Repeal or modify NCLB

When I was a child, one of my favorite Aesop’s Fables was the tale of “The Ant and the Grasshopper.” It is a story about how the ant prepared for winter by storing food, while the grasshopper was dilly-dallying all summer long. Here is a spoiler alert: This lack of preparation did not work out well for the grasshopper. In STEM, a country like India or China is the ant, and the U.S. is the grasshopper.

Here is some hard evidence to show the disparity in preparation. While visiting India to fulfill a lifelong dream to see the Taj Mahal, I was struck with both elation and despair. I was excited to see this magnificent structure, but on the drive to it, I was in shock when I noticed there was a new engineering school every 30 miles or so. STEM is a huge priority in India!

So India is the ant in the fable. While America is the grasshopper, but we don’t mean to be. We’re just dilly-dallying and focusing on the wrong thing — the tests and scores. We are suffering from a paralysis of analysis. That is, we are too busy trying to figure out the best strategy to treat the patient (STEM, in this case), when what we really need to do is just treat the patient. STEM is on the gurney and we are still looking at its chart. What is keeping us so distracted? Four simple letters: N. C. L. B.
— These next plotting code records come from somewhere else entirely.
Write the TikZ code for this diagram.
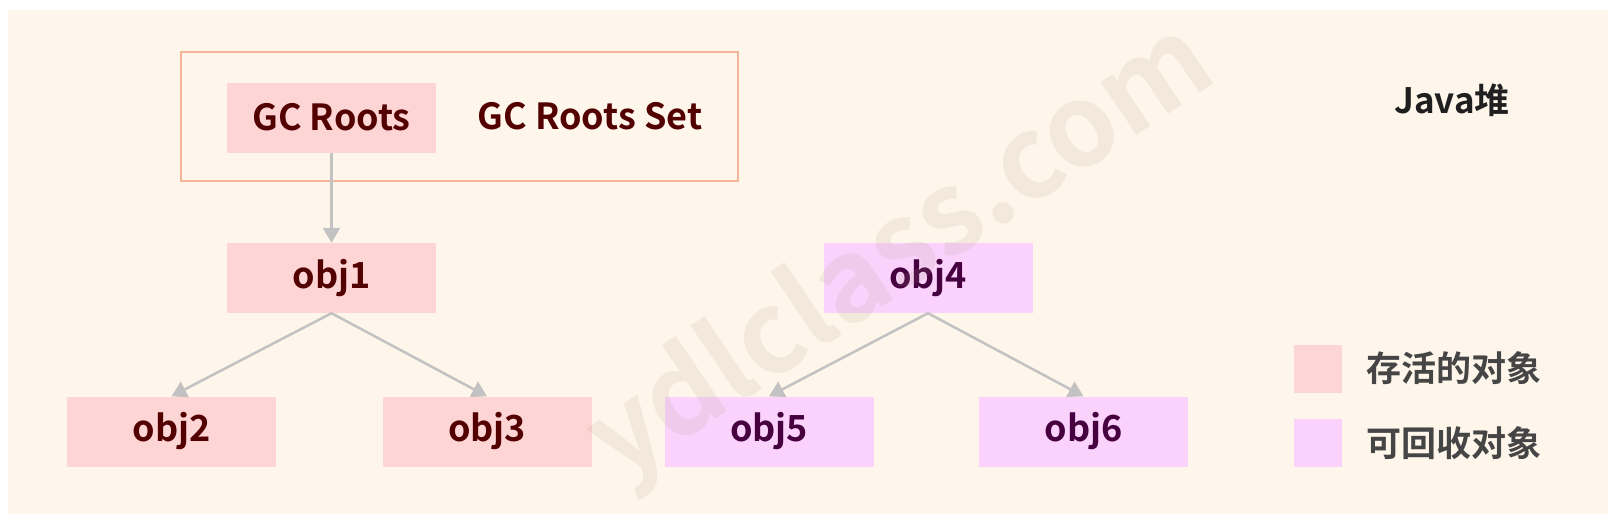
\documentclass[tikz,border=0pt]{standalone}
\usepackage{xcolor}
\usepackage{fontspec}
\setmainfont{Noto Sans CJK SC}[BoldFont={Noto Sans CJK SC Bold}]
\usepackage{tikz}
\usetikzlibrary{arrows.meta}
\definecolor{heapbg}{HTML}{FEF6EA}
\definecolor{alivefill}{HTML}{FED5D5}
\definecolor{deadfill}{HTML}{FAD2FC}
\definecolor{alivetext}{HTML}{530000}
\definecolor{deadtext}{HTML}{46003F}
\definecolor{setline}{HTML}{F5B59A}
\definecolor{refline}{HTML}{C2C2C2}
\definecolor{legendtext}{HTML}{454545}
\definecolor{marktext}{HTML}{A89880}
\begin{document}
\begin{tikzpicture}[x=1pt, y=-1pt,
  objbox/.style={minimum width=209pt, minimum height=70pt, inner sep=0pt,
    font=\fontsize{36}{40}\selectfont\bfseries},
  alive/.style={objbox, fill=alivefill, text=alivetext},
  dead/.style={objbox, fill=deadfill, text=deadtext},
  ref/.style={draw=refline, line width=2.5pt, -{Triangle[length=15pt,width=17pt]}},
  keybox/.style={minimum width=48pt, minimum height=48pt, inner sep=0pt},
  keytext/.style={anchor=west, inner sep=0pt, text=legendtext,
    font=\fontsize{35}{40}\selectfont\bfseries}]
% page and heap background
\useasboundingbox (0,0) rectangle (1616,527);
\fill[white] (0,0) rectangle (1616,527);
\fill[heapbg] (8,10) rectangle (1608,514);
% GC roots set
\node[draw=setline, line width=2.5pt, minimum width=557pt, minimum height=129pt, inner sep=0pt] (rootset) at (459.5,116.5) {};
\node[alive] (gcroots) at (331.5,117.5) {GC Roots};
\node[text=alivetext, inner sep=0pt, font=\fontsize{36}{40}\selectfont\bfseries] (setlabel) at (590,116) {GC Roots Set};
\node[inner sep=0pt, text=black!88, font=\fontsize{35}{40}\selectfont\bfseries] (heaplabel) at (1452,100) {Java堆};
% objects
\node[alive] (obj1) at (331.5,278) {obj1};
\node[alive] (obj2) at (171.5,431.5) {obj2};
\node[alive] (obj3) at (487,431.5) {obj3};
\node[dead] (obj4) at (928,278) {obj4};
\node[dead] (obj5) at (769,431.5) {obj5};
\node[dead] (obj6) at (1083.5,431.5) {obj6};
% references
\draw[ref] (gcroots) -- (obj1);
\draw[ref] (obj1.south) -- (obj2.north);
\draw[ref] (obj1.south) -- (obj3.north);
\draw[ref] (obj4.south) -- (obj5.north);
\draw[ref] (obj4.south) -- (obj6.north);
% legend
\node[keybox, fill=alivefill] (keyalive) at (1318,368.5) {};
\node[keybox, fill=deadfill] (keydead) at (1318,442.5) {};
\node[keytext] (keyalivetext) at (1366,368) {存活的对象};
\node[keytext] (keydeadtext) at (1366,443) {可回收对象};
% watermark
\node[rotate=34, text=marktext, opacity=0.13, font=\fontsize{114}{120}\selectfont\bfseries] (mark) at (902,254) {ydlclass.com};
\end{tikzpicture}
\end{document}
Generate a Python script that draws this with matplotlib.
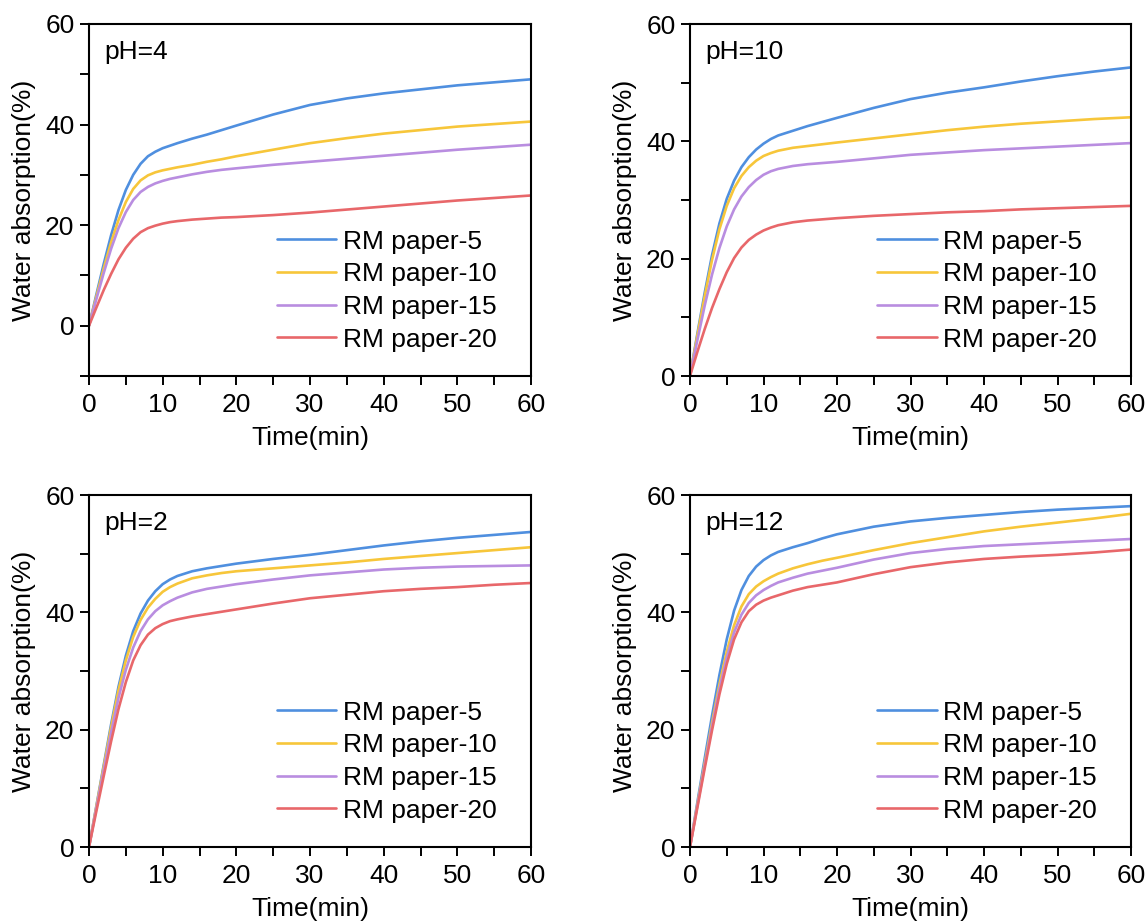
import matplotlib
matplotlib.use("Agg")
import matplotlib.pyplot as plt
from matplotlib.ticker import MultipleLocator

plt.rcParams['font.family'] = ['Liberation Sans', 'DejaVu Sans']

time = [0, 1, 2, 3, 4, 5, 6, 7, 8, 9, 10, 11, 12, 14, 16, 18, 20, 25, 30, 35, 40, 45, 50, 55, 60]
labels = ["RM paper-5", "RM paper-10", "RM paper-15", "RM paper-20"]
colors = ["#4f8fdf", "#f7c63a", "#b98de0", "#e8676a"]

ph4_p5 = [0, 6.2, 12.3, 18.0, 23.0, 27.0, 30.0, 32.2, 33.7, 34.6, 35.3, 35.8, 36.3, 37.2, 38.0, 38.9, 39.8, 42.0, 43.9, 45.2, 46.2, 47.0, 47.8, 48.4, 49.0]
ph4_p10 = [0, 5.8, 11.4, 16.6, 21.0, 24.6, 27.2, 28.9, 29.9, 30.5, 30.9, 31.2, 31.5, 32.0, 32.6, 33.1, 33.7, 35.0, 36.3, 37.3, 38.2, 38.9, 39.6, 40.1, 40.6]
ph4_p15 = [0, 5.3, 10.5, 15.3, 19.4, 22.6, 25.0, 26.6, 27.6, 28.3, 28.8, 29.2, 29.5, 30.1, 30.6, 31.0, 31.3, 32.0, 32.6, 33.2, 33.8, 34.4, 35.0, 35.5, 36.0]
ph4_p20 = [0, 3.6, 7.1, 10.3, 13.2, 15.5, 17.3, 18.6, 19.4, 19.9, 20.3, 20.6, 20.8, 21.1, 21.3, 21.5, 21.6, 22.0, 22.5, 23.1, 23.7, 24.3, 24.9, 25.4, 25.9]

ph10_p5 = [0, 7.2, 14.2, 20.6, 26.0, 30.2, 33.3, 35.6, 37.3, 38.6, 39.6, 40.4, 41.0, 41.8, 42.6, 43.3, 44.0, 45.7, 47.2, 48.3, 49.2, 50.2, 51.1, 51.9, 52.6]
ph10_p10 = [0, 6.9, 13.6, 19.8, 25.0, 29.0, 32.0, 34.1, 35.6, 36.7, 37.5, 38.0, 38.4, 38.9, 39.2, 39.5, 39.8, 40.5, 41.2, 41.9, 42.5, 43.0, 43.4, 43.8, 44.1]
ph10_p15 = [0, 6.1, 12.0, 17.3, 21.8, 25.5, 28.4, 30.6, 32.2, 33.4, 34.3, 34.9, 35.3, 35.8, 36.1, 36.3, 36.5, 37.1, 37.7, 38.1, 38.5, 38.8, 39.1, 39.4, 39.7]
ph10_p20 = [0, 4.1, 8.0, 11.6, 14.8, 17.7, 20.1, 21.9, 23.2, 24.1, 24.8, 25.3, 25.7, 26.2, 26.5, 26.7, 26.9, 27.3, 27.6, 27.9, 28.1, 28.4, 28.6, 28.8, 29.0]

ph2_p5 = [0, 7.0, 14.0, 20.9, 27.3, 32.6, 36.8, 39.8, 42.0, 43.6, 44.8, 45.6, 46.2, 47.0, 47.5, 47.9, 48.3, 49.1, 49.8, 50.6, 51.4, 52.1, 52.7, 53.2, 53.7]
ph2_p10 = [0, 6.9, 13.7, 20.4, 26.7, 31.8, 35.8, 38.7, 40.8, 42.3, 43.5, 44.3, 44.9, 45.8, 46.3, 46.7, 47.0, 47.5, 48.0, 48.5, 49.1, 49.6, 50.1, 50.6, 51.1]
ph2_p15 = [0, 6.6, 13.1, 19.5, 25.4, 30.2, 34.0, 36.8, 38.8, 40.2, 41.2, 41.9, 42.5, 43.4, 44.0, 44.4, 44.8, 45.6, 46.3, 46.8, 47.3, 47.6, 47.8, 47.9, 48.0]
ph2_p20 = [0, 6.1, 12.1, 18.0, 23.5, 28.1, 31.8, 34.4, 36.2, 37.3, 38.0, 38.5, 38.8, 39.3, 39.7, 40.1, 40.5, 41.5, 42.4, 43.0, 43.6, 44.0, 44.3, 44.7, 45.0]

ph12_p5 = [0, 7.6, 15.1, 22.4, 29.3, 35.4, 40.3, 43.8, 46.2, 47.8, 48.9, 49.7, 50.3, 51.1, 51.8, 52.6, 53.3, 54.6, 55.5, 56.1, 56.6, 57.1, 57.5, 57.8, 58.1]
ph12_p10 = [0, 7.2, 14.3, 21.2, 27.7, 33.3, 37.8, 41.0, 43.1, 44.4, 45.3, 46.0, 46.6, 47.5, 48.2, 48.8, 49.3, 50.6, 51.8, 52.8, 53.8, 54.6, 55.3, 56.0, 56.8]
ph12_p15 = [0, 7.0, 13.9, 20.6, 26.9, 32.3, 36.6, 39.6, 41.6, 42.9, 43.8, 44.5, 45.1, 45.9, 46.6, 47.1, 47.6, 49.0, 50.1, 50.8, 51.3, 51.6, 51.9, 52.2, 52.5]
ph12_p20 = [0, 6.7, 13.4, 19.9, 26.0, 31.2, 35.4, 38.3, 40.2, 41.3, 42.0, 42.5, 42.9, 43.7, 44.3, 44.7, 45.1, 46.5, 47.7, 48.5, 49.1, 49.5, 49.8, 50.2, 50.7]

panels = [
    ("pH=4", [ph4_p5, ph4_p10, ph4_p15, ph4_p20], (-10, 60)),
    ("pH=10", [ph10_p5, ph10_p10, ph10_p15, ph10_p20], (0, 60)),
    ("pH=2", [ph2_p5, ph2_p10, ph2_p15, ph2_p20], (0, 60)),
    ("pH=12", [ph12_p5, ph12_p10, ph12_p15, ph12_p20], (0, 60)),
]

W, H = 1147, 921
fig = plt.figure(figsize=(W / 100, H / 100), dpi=100)
boxes = [(89, 24, 531, 376), (690, 24, 1131, 376), (89, 495, 531, 847), (690, 495, 1131, 847)]
FS = 19

for (title, series, ylim), (x0, y0, x1, y1) in zip(panels, boxes):
    ax = fig.add_axes([x0 / W, 1 - y1 / H, (x1 - x0) / W, (y1 - y0) / H])
    for vals, lab, col in zip(series, labels, colors):
        ax.plot(time, vals, color=col, lw=1.9, label=lab,
                solid_joinstyle='round', solid_capstyle='round')
    ax.set_xlim(0, 60)
    ax.set_ylim(*ylim)
    ax.xaxis.set_major_locator(MultipleLocator(10))
    ax.xaxis.set_minor_locator(MultipleLocator(5))
    ax.yaxis.set_major_locator(MultipleLocator(20))
    ax.yaxis.set_minor_locator(MultipleLocator(10))
    ax.tick_params(which='both', direction='out', length=6.5, width=1.4,
                   top=False, right=False, labelsize=19)
    ax.tick_params(axis='x', which='both', pad=6)
    ax.tick_params(axis='y', which='both', pad=4)
    for s in ax.spines.values():
        s.set_linewidth(1.5)
    ax.set_xlabel("Time(min)", fontsize=FS, labelpad=6)
    ax.set_ylabel("Water absorption(%)", fontsize=FS)
    ax.yaxis.set_label_coords(-0.12, 0.5)
    ax.text(0.035, 0.92, title, transform=ax.transAxes, fontsize=FS,
            ha='left', va='center')
    ax.legend(loc='upper left', bbox_to_anchor=(0.425, 0.416), frameon=False,
              fontsize=FS, handlelength=2.25, handletextpad=0.25,
              labelspacing=0.33, borderpad=0, borderaxespad=0)

fig.savefig("out.png", dpi=100)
In 1965, Lyndon Johnson signed the Elementary and Secondary Education Act (ESEA), with the intention of improving education for the disadvantaged by setting high standards and accountability. In 2001, George W. Bush reauthorized ESEA as the No Child Left Behind Act, but for many, this became known as the No Child Left Untested act. This yearly statewide assessment (read: yearly tests!) focuses on reading and math, and the performance is directly linked to funding.

NCLB misses the mark for several reasons. Now that schools are grade focused and this leads to money and jobs, schools are going to do everything possible to make their scores look good. In essence, they teach to the test. This behavior was predicted to happen long ago. Ironically, Everett Lindquist, a creator of standardized tests, was a proponent of not teaching to tests. He wrote that “undue emphasis upon average test results, upon school-to-school and teacher-to-teacher comparisons . . . may cause the teacher . . . to neglect the interests of the pupils, and to be concerned instead with subject matter objectives and with higher average scores for their own sake”40,41 — as opposed to, say, using the tests to pinpoint individual students’ needs and to track their growth.

There were other unintended consequences of NCLB testing. By not including science tests as a measure of achievement, this legislation has caused the reduction in — and in some cases, the complete elimination of — science being taught in class. Schools have gained the mindset that “if it is not tested, then it is not taught.